=== MATERIAL FOR THE TASK ===
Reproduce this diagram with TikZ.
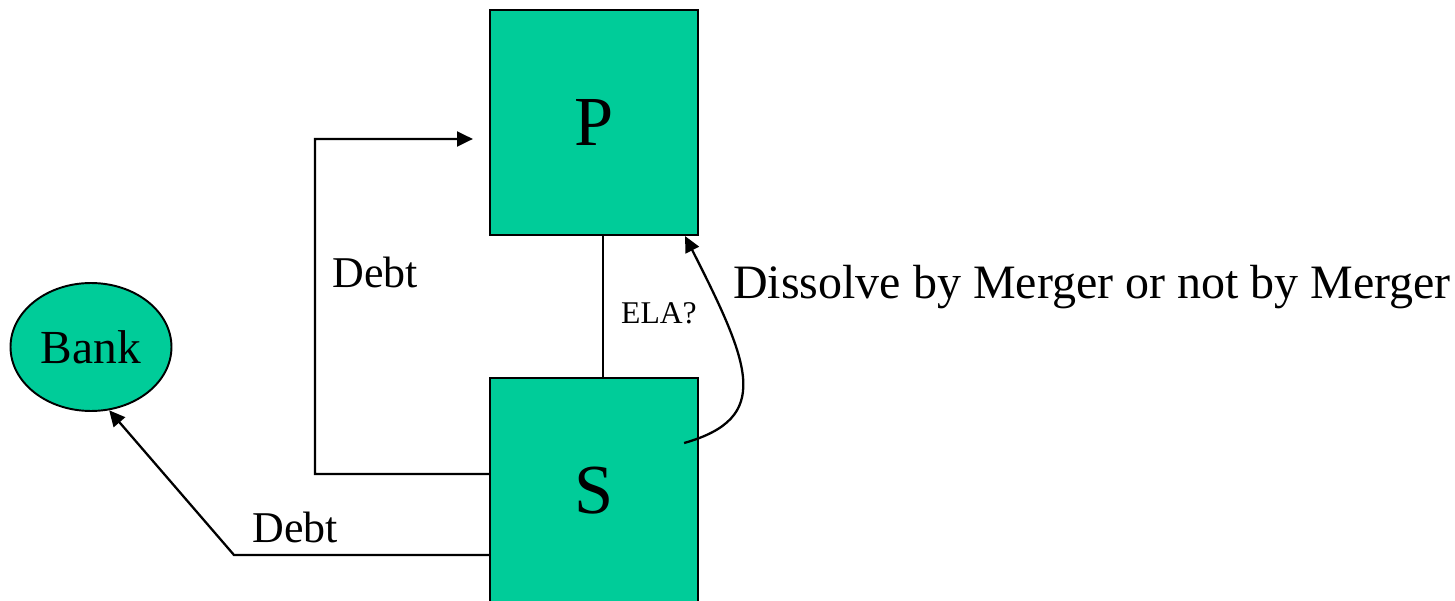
\documentclass[tikz,border=0pt]{standalone}
\usepackage{fontspec}
\setmainfont{Liberation Serif}
\usepackage{tikz}
\usetikzlibrary{shapes.geometric,arrows.meta}
\definecolor{firmgreen}{RGB}{0,204,153}
\tikzset{
  font={\fontsize{25pt}{28}\selectfont},
  firm/.style={draw=black,fill=firmgreen,line width=1.3pt,minimum width=4.16cm,minimum height=4.5cm},
  lender/.style={ellipse,draw=black,fill=firmgreen,line width=1.1pt,minimum width=3.22cm,minimum height=2.56cm},
  flow/.style={line width=1.3pt,-{Triangle[length=9pt,width=8.5pt]}}}

\begin{document}
\begin{tikzpicture}[x=0.02cm,y=-0.02cm]
\useasboundingbox (0,0) rectangle (1455,601);
\tikzstyle{every node}+=[inner sep=0pt]
\node [firm] (P) at (594,122.5) {\fontsize{40pt}{42}\selectfont P};
\node [firm] (S) at (594,490.5) {\fontsize{40pt}{42}\selectfont S};
\node [lender] (Bank) at (91,347) {\fontsize{27pt}{30}\selectfont Bank};
\coordinate (debtbend) at (315,139);
\coordinate (bankbend) at (234,555);
\draw [line width=1.3pt] ([xshift=0.18cm]P.south) -- ([xshift=0.18cm]S.north);
\draw [flow] ([yshift=0.33cm]S.west) -| (debtbend) -- ([xshift=-0.32cm,yshift=-0.33cm]P.west);
\draw [flow] ([yshift=-1.29cm]S.west) -- (bankbend) -- (Bank.-74);
\draw [flow] ([xshift=-0.3cm,yshift=0.95cm]S.east) .. controls +(88,-25) and +(66,130) .. ([xshift=-0.28cm]P.south east);
\node (debtup) at (375,272) {Debt};
\node (debtdown) at (295,527) {Debt};
\node (ela) at (659,313) {\fontsize{18pt}{20}\selectfont ELA?};
\node [anchor=west] (dissolve) at (733,287) {\fontsize{27.3pt}{30}\selectfont Dissolve by Merger or not by Merger};
\end{tikzpicture}
\end{document}
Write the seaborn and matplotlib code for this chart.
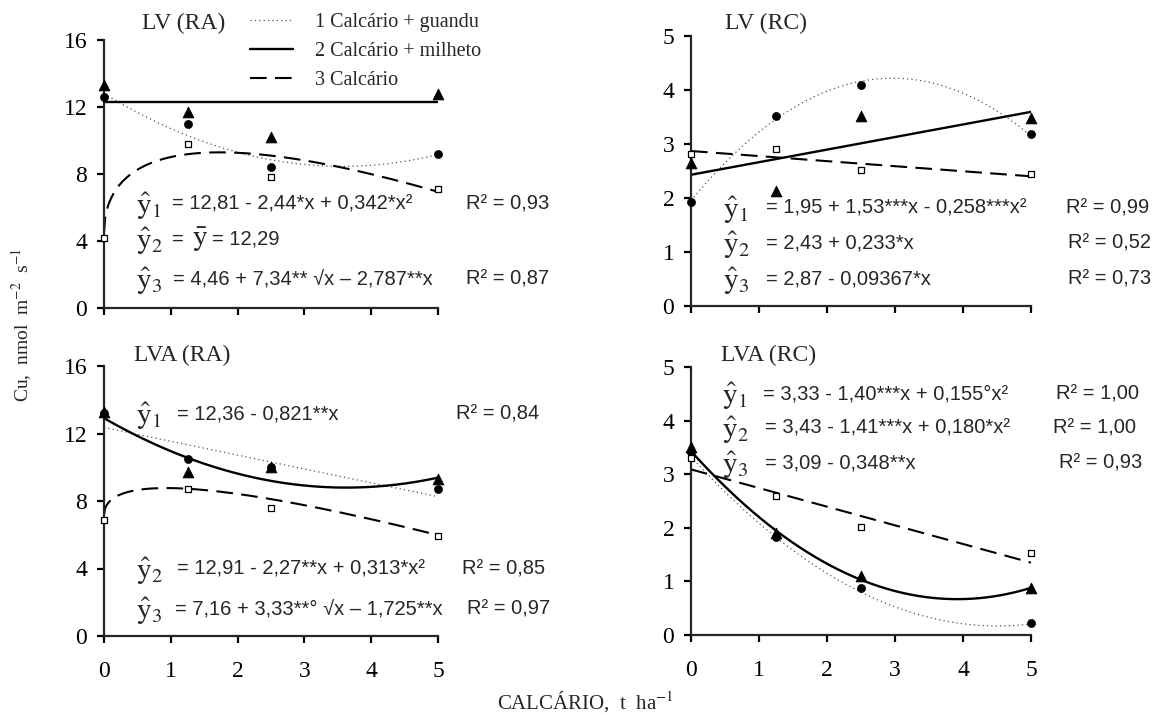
import matplotlib
matplotlib.use("Agg")
import matplotlib.pyplot as plt
from matplotlib.lines import Line2D
import numpy as np
import pandas as pd
import seaborn as sns

W, H = 1168, 722

doses = [0, 1.25, 2.5, 5]
treatments = ["1 Calcário + guandu", "2 Calcário + milheto", "3 Calcário"]

# LV (RA)
lv_ra_guandu = [12.6, 11.0, 8.4, 9.2]
lv_ra_milheto = [13.3, 11.7, 10.2, 12.8]
lv_ra_calcario = [4.2, 9.8, 7.8, 7.1]
# LV (RC)
lv_rc_guandu = [1.93, 3.52, 4.09, 3.19]
lv_rc_milheto = [2.65, 2.13, 3.52, 3.49]
lv_rc_calcario = [2.81, 2.91, 2.51, 2.44]
# LVA (RA)
lva_ra_guandu = [13.2, 10.5, 10.0, 8.7]
lva_ra_milheto = [13.3, 9.7, 10.0, 9.3]
lva_ra_calcario = [6.9, 8.7, 7.6, 5.95]
# LVA (RC)
lva_rc_guandu = [3.42, 1.82, 0.87, 0.22]
lva_rc_milheto = [3.50, 1.91, 1.11, 0.87]
lva_rc_calcario = [3.31, 2.60, 2.02, 1.53]

# fitted equations printed on the chart
# ("poly", b0, b1, b2): b0 + b1*x + b2*x^2   ("sqrt", b0, b1, b2): b0 + b1*sqrt(x) + b2*x
lv_ra_fits = [("poly", 12.81, -2.44, 0.342), ("poly", 12.29, 0, 0), ("sqrt", 4.46, 7.34, -2.787)]
lv_rc_fits = [("poly", 1.95, 1.53, -0.258), ("poly", 2.43, 0.233, 0), ("poly", 2.87, -0.09367, 0)]
lva_ra_fits = [("poly", 12.36, -0.821, 0), ("poly", 12.91, -2.27, 0.313), ("sqrt", 7.16, 3.33, -1.725)]
lva_rc_fits = [("poly", 3.33, -1.40, 0.155), ("poly", 3.43, -1.41, 0.180), ("poly", 3.09, -0.348, 0)]

lv_ra_eqs = ["= 12,81 - 2,44*x + 0,342*x²", "=", "= 4,46 + 7,34** √x – 2,787**x"]
lv_ra_r2 = ["R² = 0,93", "", "R² = 0,87"]
lv_rc_eqs = ["= 1,95 + 1,53***x - 0,258***x²", "= 2,43 + 0,233*x", "= 2,87 - 0,09367*x"]
lv_rc_r2 = ["R² = 0,99", "R² = 0,52", "R² = 0,73"]
lva_ra_eqs = ["= 12,36 - 0,821**x", "= 12,91 - 2,27**x + 0,313*x²", "= 7,16 + 3,33**° √x – 1,725**x"]
lva_ra_r2 = ["R² = 0,84", "R² = 0,85", "R² = 0,97"]
lva_rc_eqs = ["= 3,33 - 1,40***x + 0,155°x²", "= 3,43 - 1,41***x + 0,180*x²", "= 3,09 - 0,348**x"]
lva_rc_r2 = ["R² = 1,00", "R² = 1,00", "R² = 0,93"]

EQ_SIZE = 14.5


def px(x, y):
    return x / W, 1 - y / H


def model(fit, x):
    kind, b0, b1, b2 = fit
    if kind == "poly":
        return b0 + b1 * x + b2 * x ** 2
    return b0 + b1 * np.sqrt(x) + b2 * x


line_styles = [
    dict(color="#555555", linewidth=0.9, linestyle=(0, (1, 2.5))),
    dict(color="black", linewidth=1.7, linestyle="-"),
    dict(color="black", linewidth=1.5, linestyle=(0, (8, 4))),
]
marker_styles = [
    dict(marker="o", s=34, color="black", edgecolor="black"),
    dict(marker="^", s=60, color="black", edgecolor="black"),
    dict(marker="s", s=20, facecolor="white", edgecolor="black", linewidth=0.9),
]


def main():
    sns.set_style("ticks")
    plt.rcParams["font.family"] = ["Liberation Serif", "DejaVu Serif"]
    plt.rcParams["mathtext.fontset"] = "stix"

    fig = plt.figure(figsize=(W / 100, H / 100), dpi=100)

    panels = [
        dict(title="LV (RA)", tpos=(142, 23), rect=(104, 40, 438, 308), ymax=16, yticks=[0, 4, 8, 12, 16],
             series=[lv_ra_guandu, lv_ra_milheto, lv_ra_calcario], fits=lv_ra_fits,
             eqs=lv_ra_eqs, r2=lv_ra_r2, xlabels=False,
             hat_x=136, eq_x=[172, 172, 173], r2_x=[466, 466, 466], rows=[204, 239, 279]),
        dict(title="LV (RC)", tpos=(725, 23), rect=(691, 36, 1031, 306), ymax=5, yticks=[0, 1, 2, 3, 4, 5],
             series=[lv_rc_guandu, lv_rc_milheto, lv_rc_calcario], fits=lv_rc_fits,
             eqs=lv_rc_eqs, r2=lv_rc_r2, xlabels=False,
             hat_x=723, eq_x=[766, 766, 766], r2_x=[1066, 1068, 1068], rows=[208, 243, 279]),
        dict(title="LVA (RA)", tpos=(134, 355), rect=(104, 366, 438, 636), ymax=16, yticks=[0, 4, 8, 12, 16],
             series=[lva_ra_guandu, lva_ra_milheto, lva_ra_calcario], fits=lva_ra_fits,
             eqs=lva_ra_eqs, r2=lva_ra_r2, xlabels=True,
             hat_x=136, eq_x=[177, 177, 175], r2_x=[456, 462, 467], rows=[414, 569, 609]),
        dict(title="LVA (RC)", tpos=(721, 355), rect=(691, 367, 1031, 635), ymax=5, yticks=[0, 1, 2, 3, 4, 5],
             series=[lva_rc_guandu, lva_rc_milheto, lva_rc_calcario], fits=lva_rc_fits,
             eqs=lva_rc_eqs, r2=lva_rc_r2, xlabels=True,
             hat_x=722, eq_x=[763, 765, 765], r2_x=[1056, 1053, 1059], rows=[394, 428, 463]),
    ]

    xs = np.linspace(0, 5, 300)
    for p in panels:
        x0, y0, x1, y1 = p["rect"]
        ax = fig.add_axes([x0 / W, 1 - y1 / H, (x1 - x0) / W, (y1 - y0) / H])
        ax.set_facecolor("white")

        for i, (vals, fit) in enumerate(zip(p["series"], p["fits"])):
            curve = pd.DataFrame({"x": xs, "y": model(fit, xs)})
            sns.lineplot(data=curve, x="x", y="y", ax=ax, **line_styles[i])
        for i in [0, 2, 1]:
            pts = pd.DataFrame({"x": doses, "y": p["series"][i]})
            sns.scatterplot(data=pts, x="x", y="y", ax=ax, clip_on=False, zorder=5, **marker_styles[i])

        ax.set_xlim(0, 5)
        ax.set_ylim(0, p["ymax"])
        ax.set_xticks([0, 1, 2, 3, 4, 5])
        ax.set_yticks(p["yticks"])
        ax.set_xlabel("")
        ax.set_ylabel("")
        for side in ["top", "right"]:
            ax.spines[side].set_visible(False)
        for side in ["left", "bottom"]:
            ax.spines[side].set_linewidth(1.6)
        ax.tick_params(direction="out", length=5, width=1.6, labelsize=17, colors="black")
        ax.tick_params(axis="y", pad=7)
        ax.tick_params(axis="x", pad=13, labelbottom=p["xlabels"])

        fig.text(*px(*p["tpos"]), p["title"], fontsize=17, va="center", ha="left")

        for k in range(3):
            yrow = p["rows"][k]
            fig.text(*px(p["hat_x"], yrow + 2), r"$\hat{\mathrm{y}}_%d$" % (k + 1), fontsize=21,
                     va="center", ha="left")
            fig.text(*px(p["eq_x"][k], yrow), p["eqs"][k], fontsize=EQ_SIZE, family="Liberation Sans",
                     va="center", ha="left")
            if p["r2"][k]:
                fig.text(*px(p["r2_x"][k], yrow), p["r2"][k], fontsize=EQ_SIZE, family="Liberation Sans",
                         va="center", ha="left")

    # y-bar mean for LV (RA)
    fig.text(*px(192, 240), r"$\bar{\mathrm{y}}$", fontsize=21, va="center", ha="left")
    fig.text(*px(212, 239), "= 12,29", fontsize=EQ_SIZE, family="Liberation Sans", va="center", ha="left")

    handles = [Line2D([], [], **line_styles[i]) for i in range(3)]
    fig.legend(handles, treatments, loc="upper left", bbox_to_anchor=px(250, 13), frameon=False,
               fontsize=14.5, handlelength=2.15, handletextpad=1.1, labelspacing=0.5, borderpad=0,
               borderaxespad=0)

    fig.text(*px(22, 325), r"Cu,  nmol  m$^{-2}$  s$^{-1}$", rotation=90, fontsize=14,
             va="center", ha="center")
    fig.text(*px(585, 702), r"CALCÁRIO,  t  ha$^{-1}$", fontsize=15, va="center", ha="center")

    fig.savefig("out.png", dpi=100, facecolor="white")
    plt.close(fig)


if __name__ == "__main__":
    main()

=== WHAT IS BEING ASKED ===
Except for the pictures, write out exactly the lines from the line that contains "Write the seaborn" through the line that contains "return b0 + b1 * np.sqrt(x) + b2 * x", including both.

=== WORKED ANSWER ===
Write the seaborn and matplotlib code for this chart.
import matplotlib
matplotlib.use("Agg")
import matplotlib.pyplot as plt
from matplotlib.lines import Line2D
import numpy as np
import pandas as pd
import seaborn as sns

W, H = 1168, 722

doses = [0, 1.25, 2.5, 5]
treatments = ["1 Calcário + guandu", "2 Calcário + milheto", "3 Calcário"]

# LV (RA)
lv_ra_guandu = [12.6, 11.0, 8.4, 9.2]
lv_ra_milheto = [13.3, 11.7, 10.2, 12.8]
lv_ra_calcario = [4.2, 9.8, 7.8, 7.1]
# LV (RC)
lv_rc_guandu = [1.93, 3.52, 4.09, 3.19]
lv_rc_milheto = [2.65, 2.13, 3.52, 3.49]
lv_rc_calcario = [2.81, 2.91, 2.51, 2.44]
# LVA (RA)
lva_ra_guandu = [13.2, 10.5, 10.0, 8.7]
lva_ra_milheto = [13.3, 9.7, 10.0, 9.3]
lva_ra_calcario = [6.9, 8.7, 7.6, 5.95]
# LVA (RC)
lva_rc_guandu = [3.42, 1.82, 0.87, 0.22]
lva_rc_milheto = [3.50, 1.91, 1.11, 0.87]
lva_rc_calcario = [3.31, 2.60, 2.02, 1.53]

# fitted equations printed on the chart
# ("poly", b0, b1, b2): b0 + b1*x + b2*x^2   ("sqrt", b0, b1, b2): b0 + b1*sqrt(x) + b2*x
lv_ra_fits = [("poly", 12.81, -2.44, 0.342), ("poly", 12.29, 0, 0), ("sqrt", 4.46, 7.34, -2.787)]
lv_rc_fits = [("poly", 1.95, 1.53, -0.258), ("poly", 2.43, 0.233, 0), ("poly", 2.87, -0.09367, 0)]
lva_ra_fits = [("poly", 12.36, -0.821, 0), ("poly", 12.91, -2.27, 0.313), ("sqrt", 7.16, 3.33, -1.725)]
lva_rc_fits = [("poly", 3.33, -1.40, 0.155), ("poly", 3.43, -1.41, 0.180), ("poly", 3.09, -0.348, 0)]

lv_ra_eqs = ["= 12,81 - 2,44*x + 0,342*x²", "=", "= 4,46 + 7,34** √x – 2,787**x"]
lv_ra_r2 = ["R² = 0,93", "", "R² = 0,87"]
lv_rc_eqs = ["= 1,95 + 1,53***x - 0,258***x²", "= 2,43 + 0,233*x", "= 2,87 - 0,09367*x"]
lv_rc_r2 = ["R² = 0,99", "R² = 0,52", "R² = 0,73"]
lva_ra_eqs = ["= 12,36 - 0,821**x", "= 12,91 - 2,27**x + 0,313*x²", "= 7,16 + 3,33**° √x – 1,725**x"]
lva_ra_r2 = ["R² = 0,84", "R² = 0,85", "R² = 0,97"]
lva_rc_eqs = ["= 3,33 - 1,40***x + 0,155°x²", "= 3,43 - 1,41***x + 0,180*x²", "= 3,09 - 0,348**x"]
lva_rc_r2 = ["R² = 1,00", "R² = 1,00", "R² = 0,93"]

EQ_SIZE = 14.5


def px(x, y):
    return x / W, 1 - y / H


def model(fit, x):
    kind, b0, b1, b2 = fit
    if kind == "poly":
        return b0 + b1 * x + b2 * x ** 2
    return b0 + b1 * np.sqrt(x) + b2 * x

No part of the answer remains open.